● **WORK TO BE COMPLETED**
Starting with the first line of the data below, copy each line up to and including the one containing "var fLeft = 67, fRight". Pictures stay out.

'''

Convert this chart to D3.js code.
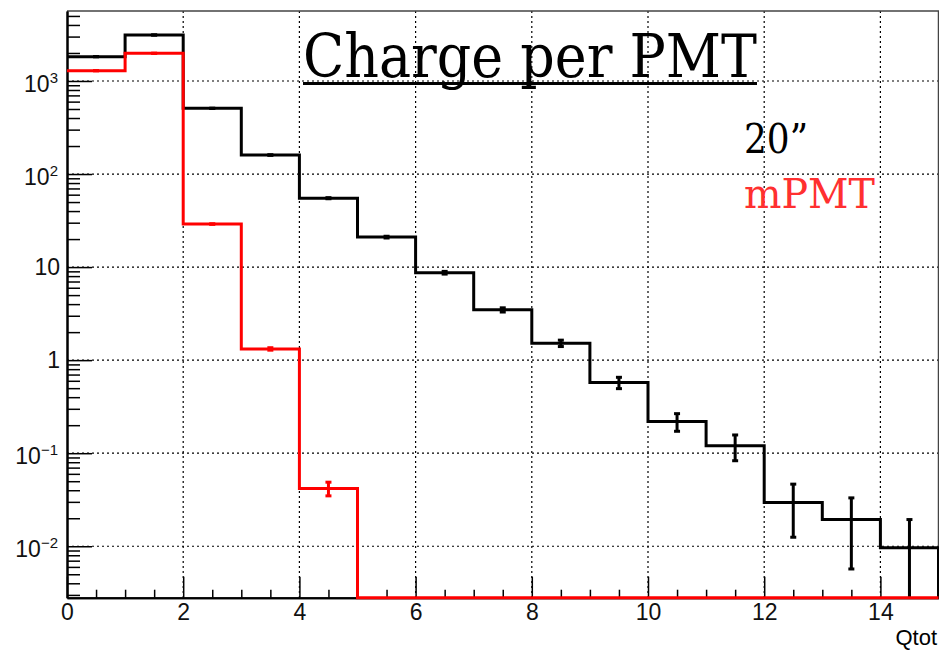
<!DOCTYPE html>
<html>
<head>
<meta charset="utf-8">
<script src="https://cdn.jsdelivr.net/npm/d3@7"></script>
<style>
  body { margin: 0; background: #fff; }
  svg { display: block; }
</style>
</head>
<body>
<div id="chart"></div>
<script>
// bin edges 0..15, width 1
var binEdges = [0, 1, 2, 3, 4, 5, 6, 7, 8, 9, 10, 11, 12, 13, 14, 15];
var pmt20 = [1825, 3120, 508, 160, 55, 21, 8.7, 3.47, 1.52, 0.574, 0.219, 0.120, 0.0295, 0.0194, 0.00966];
var pmt20Err = [4.2, 5.5, 2.2, 1.25, 0.73, 0.45, 0.29, 0.18, 0.12, 0.08, 0.047, 0.037, 0.017, 0.0137, 0.0097];
var mpmt = [1290, 1983, 29, 1.32, 0.0418, 0, 0, 0, 0, 0, 0, 0, 0, 0, 0];
var mpmtErr = [1.24, 1.54, 0.19, 0.04, 0.007, 0, 0, 0, 0, 0, 0, 0, 0, 0, 0];
var xMajor = [0, 2, 4, 6, 8, 10, 12, 14];
var xMinor = [0.5, 1, 1.5, 2.5, 3, 3.5, 4.5, 5, 5.5, 6.5, 7, 7.5, 8.5, 9, 9.5, 10.5, 11, 11.5, 12.5, 13, 13.5, 14.5, 15];
var yMajor = [0.01, 0.1, 1, 10, 100, 1000];
var yLabels = [["10", "\u22122"], ["10", "\u22121"], ["1", ""], ["10", ""], ["10", "2"], ["10", "3"]];
var yMinor = [0.003, 0.004, 0.005, 0.006, 0.007, 0.008, 0.009,
  0.02, 0.03, 0.04, 0.05, 0.06, 0.07, 0.08, 0.09,
  0.2, 0.3, 0.4, 0.5, 0.6, 0.7, 0.8, 0.9,
  2, 3, 4, 5, 6, 7, 8, 9,
  20, 30, 40, 50, 60, 70, 80, 90,
  200, 300, 400, 500, 600, 700, 800, 900,
  2000, 3000, 4000, 5000];
var xDomain = [0, 15];
var yDomain = [0.0028, 5650];

var W = 939, H = 650;
var fLeft = 67, fRight = 938.5, fTop = 11, fBottom = 597.7;

var svg = d3.select("#chart").append("svg")
  .attr("width", W)
  .attr("height", H);

var x = d3.scaleLinear().domain(xDomain).range([fLeft, fRight]);
var y = d3.scaleLog().domain(yDomain).range([fBottom, fTop]);

function yc(v) {
  // empty bins sit on the bottom of the frame like ROOT does
  if (v <= yDomain[0]) return fBottom;
  return y(v);
}

// grid
var grid = svg.append("g")
  .attr("stroke", "#000")
  .attr("stroke-width", 1.2)
  .attr("stroke-dasharray", "2,3");
grid.selectAll(".gx").data(xMajor.filter(d => d > 0)).enter().append("line")
  .attr("x1", d => x(d)).attr("x2", d => x(d))
  .attr("y1", fTop).attr("y2", fBottom);
grid.selectAll(".gy").data(yMajor).enter().append("line")
  .attr("x1", fLeft).attr("x2", fRight)
  .attr("y1", d => y(d)).attr("y2", d => y(d));

// frame top/right
svg.append("path")
  .attr("d", "M" + fLeft + "," + fTop + "H" + fRight + "V" + fBottom)
  .attr("fill", "none")
  .attr("stroke", "#444")
  .attr("stroke-width", 1.5);

// axes
var xMinorAxis = d3.axisBottom(x).tickValues(xMinor).tickSize(-8).tickSizeOuter(0).tickFormat("");
var xAxis = d3.axisBottom(x).tickValues(xMajor).tickSize(-21).tickSizeOuter(0).tickPadding(6);
var yMinorAxis = d3.axisLeft(y).tickValues(yMinor).tickSize(-13).tickSizeOuter(0).tickFormat("");
var yAxis = d3.axisLeft(y).tickValues(yMajor).tickSize(-25).tickSizeOuter(0).tickFormat("");

function styleAxis(g) {
  g.attr("font-family", "'Liberation Sans', Arial, Helvetica, sans-serif")
    .attr("font-size", 23);
  g.select(".domain").attr("stroke", "#000").attr("stroke-width", 2);
  g.selectAll(".tick line").attr("stroke", "#000").attr("stroke-width", 1.5);
  g.selectAll("text").attr("fill", "#111");
}

svg.append("g").attr("transform", "translate(0," + fBottom + ")").call(xMinorAxis).call(styleAxis);
svg.append("g").attr("transform", "translate(0," + fBottom + ")").call(xAxis).call(styleAxis);
svg.append("g").attr("transform", "translate(" + fLeft + ",0)").call(yMinorAxis).call(styleAxis);
var yg = svg.append("g").attr("transform", "translate(" + fLeft + ",0)").call(yAxis).call(styleAxis);

yg.selectAll(".tick").each(function (d, i) {
  var t = d3.select(this).select("text");
  var lab = yLabels[i];
  t.text(null)
    .attr("text-anchor", "end")
    .attr("x", lab[1] ? -9 : -7)
    .attr("dy", lab[1] ? "0.45em" : "0.32em");
  t.append("tspan").text(lab[0]);
  if (lab[1]) {
    t.append("tspan").attr("font-size", 15).attr("dy", -9).text(lab[1]);
  }
});

// x title
svg.append("text")
  .attr("x", 937)
  .attr("y", 645)
  .attr("text-anchor", "end")
  .attr("font-family", "'Liberation Sans', Arial, Helvetica, sans-serif")
  .attr("font-size", 22)
  .text("Qtot");

// histograms
function stepPath(vals) {
  var p = "M" + x(binEdges[0]) + "," + yc(vals[0]);
  vals.forEach(function (v, i) {
    p += "H" + x(binEdges[i + 1]);
    if (i + 1 < vals.length) p += "V" + yc(vals[i + 1]);
  });
  p += "V" + fBottom;
  return p;
}

function drawHist(vals, errs, color) {
  var g = svg.append("g");
  g.append("path")
    .attr("d", stepPath(vals))
    .attr("fill", "none")
    .attr("stroke", color)
    .attr("stroke-width", 3);
  var bins = vals.map(function (v, i) {
    return { c: (binEdges[i] + binEdges[i + 1]) / 2, v: v, e: errs[i] };
  }).filter(d => d.e > 0);
  var eb = g.selectAll(".err").data(bins).enter().append("g")
    .attr("stroke", color)
    .attr("stroke-width", 3);
  eb.append("line")
    .attr("x1", d => x(d.c)).attr("x2", d => x(d.c))
    .attr("y1", d => yc(d.v + d.e)).attr("y2", d => yc(d.v - d.e));
  eb.append("line")
    .attr("x1", d => x(d.c) - 3).attr("x2", d => x(d.c) + 3)
    .attr("y1", d => yc(d.v + d.e)).attr("y2", d => yc(d.v + d.e));
  eb.filter(d => d.v - d.e > yDomain[0]).append("line")
    .attr("x1", d => x(d.c) - 3).attr("x2", d => x(d.c) + 3)
    .attr("y1", d => yc(d.v - d.e)).attr("y2", d => yc(d.v - d.e));
}

drawHist(pmt20, pmt20Err, "#000");
drawHist(mpmt, mpmtErr, "#ff0000");

// title and legend
var serif = "'DejaVu Serif', 'Liberation Serif', serif";
svg.append("text")
  .attr("x", 303)
  .attr("y", 77)
  .attr("font-family", serif)
  .attr("font-size", 60)
  .attr("textLength", 454)
  .attr("lengthAdjust", "spacingAndGlyphs")
  .text("Charge per PMT");
svg.append("line")
  .attr("x1", 303).attr("x2", 757)
  .attr("y1", 83.5).attr("y2", 83.5)
  .attr("stroke", "#000")
  .attr("stroke-width", 3);

svg.append("text")
  .attr("x", 744)
  .attr("y", 153)
  .attr("font-family", serif)
  .attr("font-size", 41)
  .attr("textLength", 64)
  .attr("lengthAdjust", "spacingAndGlyphs")
  .text("20\u201d");
svg.append("text")
  .attr("x", 744)
  .attr("y", 208)
  .attr("font-family", serif)
  .attr("font-size", 41)
  .attr("fill", "#ff3030")
  .attr("textLength", 131)
  .attr("lengthAdjust", "spacingAndGlyphs")
  .text("mPMT");
</script>
</body>
</html>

'''

● **OUTPUT BELOW**
Convert this chart to D3.js code.
<!DOCTYPE html>
<html>
<head>
<meta charset="utf-8">
<script src="https://cdn.jsdelivr.net/npm/d3@7"></script>
<style>
  body { margin: 0; background: #fff; }
  svg { display: block; }
</style>
</head>
<body>
<div id="chart"></div>
<script>
// bin edges 0..15, width 1
var binEdges = [0, 1, 2, 3, 4, 5, 6, 7, 8, 9, 10, 11, 12, 13, 14, 15];
var pmt20 = [1825, 3120, 508, 160, 55, 21, 8.7, 3.47, 1.52, 0.574, 0.219, 0.120, 0.0295, 0.0194, 0.00966];
var pmt20Err = [4.2, 5.5, 2.2, 1.25, 0.73, 0.45, 0.29, 0.18, 0.12, 0.08, 0.047, 0.037, 0.017, 0.0137, 0.0097];
var mpmt = [1290, 1983, 29, 1.32, 0.0418, 0, 0, 0, 0, 0, 0, 0, 0, 0, 0];
var mpmtErr = [1.24, 1.54, 0.19, 0.04, 0.007, 0, 0, 0, 0, 0, 0, 0, 0, 0, 0];
var xMajor = [0, 2, 4, 6, 8, 10, 12, 14];
var xMinor = [0.5, 1, 1.5, 2.5, 3, 3.5, 4.5, 5, 5.5, 6.5, 7, 7.5, 8.5, 9, 9.5, 10.5, 11, 11.5, 12.5, 13, 13.5, 14.5, 15];
var yMajor = [0.01, 0.1, 1, 10, 100, 1000];
var yLabels = [["10", "\u22122"], ["10", "\u22121"], ["1", ""], ["10", ""], ["10", "2"], ["10", "3"]];
var yMinor = [0.003, 0.004, 0.005, 0.006, 0.007, 0.008, 0.009,
  0.02, 0.03, 0.04, 0.05, 0.06, 0.07, 0.08, 0.09,
  0.2, 0.3, 0.4, 0.5, 0.6, 0.7, 0.8, 0.9,
  2, 3, 4, 5, 6, 7, 8, 9,
  20, 30, 40, 50, 60, 70, 80, 90,
  200, 300, 400, 500, 600, 700, 800, 900,
  2000, 3000, 4000, 5000];
var xDomain = [0, 15];
var yDomain = [0.0028, 5650];

var W = 939, H = 650;
var fLeft = 67, fRight = 938.5, fTop = 11, fBottom = 597.7;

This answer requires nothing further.